The biggest gains at the gate:

New Orleans Hornets: 20.3 percent
Indiana Pacers: 17.5 percent
Philadephia 76ers: 7.0 percent

The biggest drops at the gate:

Sacramento Monarchs: 10.2 percent
Washington Wizards: 7.8 percent
Miami Heat: 6.4 percent

Teams in bold are in cities that also have WNBA franchises. Oddly enough, Washington is probably one of the healthiest WNBA franchises around. The Mystics backers have a lot of money and are willing to spend it. Furthermore, the WNBA team that is on the watch list is the one in Indianapolis. It's not that the Simons don't have money, but its that they're complaining about leaving Indiana unless Indianapolis gives them the same kind of sweetheart deal that the city gave the Colts - and it looks like the Fever is simply hostage to the negotiations.

On News Google, one can only read a sentence or two of articles behind the "pay wall" at Sports Business News - the disappointment comes when you click the link and all you get is a sales pitch.
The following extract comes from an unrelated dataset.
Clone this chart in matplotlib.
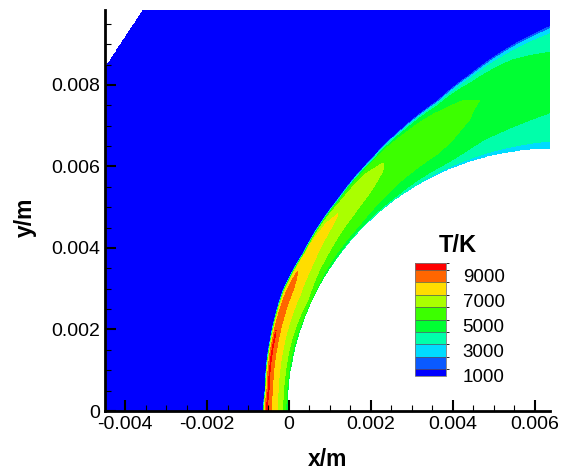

This was one sentence from such a "for-pay" article at SBN:

Now we hear the WNBA is shopping a deal (or deals) under which corporate logos would be sold on the league's game uniforms. The WNBA has not sold such a ...

Frankly, I'm not shaking in my boots. European player uniforms are bedecked with corporate sponsorship. If wearing Coca-Cola's logo keeps the Dream in Atlanta for a few more years, well, "Things go better with Coke!"

UPDATE: The ever-resourceful RebKellians found a free link to the article quoted above. The consensus at RebKell is approval if it ever comes to selling logos on uniforms; I concur.



2 comments:

Ethan said...

It would be weird to see corporate logos on b-ball uniforms in the USA, but soccer has been doing it for years... why not, huh?

pt said...

Yeah, pretty much why not? The only reason why baseball, basketball or football uniforms don't have logos in Americas is because these clubs have their own brand-name iconography. (The Old English "D" of the Detroit Tigers, the infamous interlocking N-Y of the Yankees, etc.) I think that after a year or two it wouldn't seem so weird at all.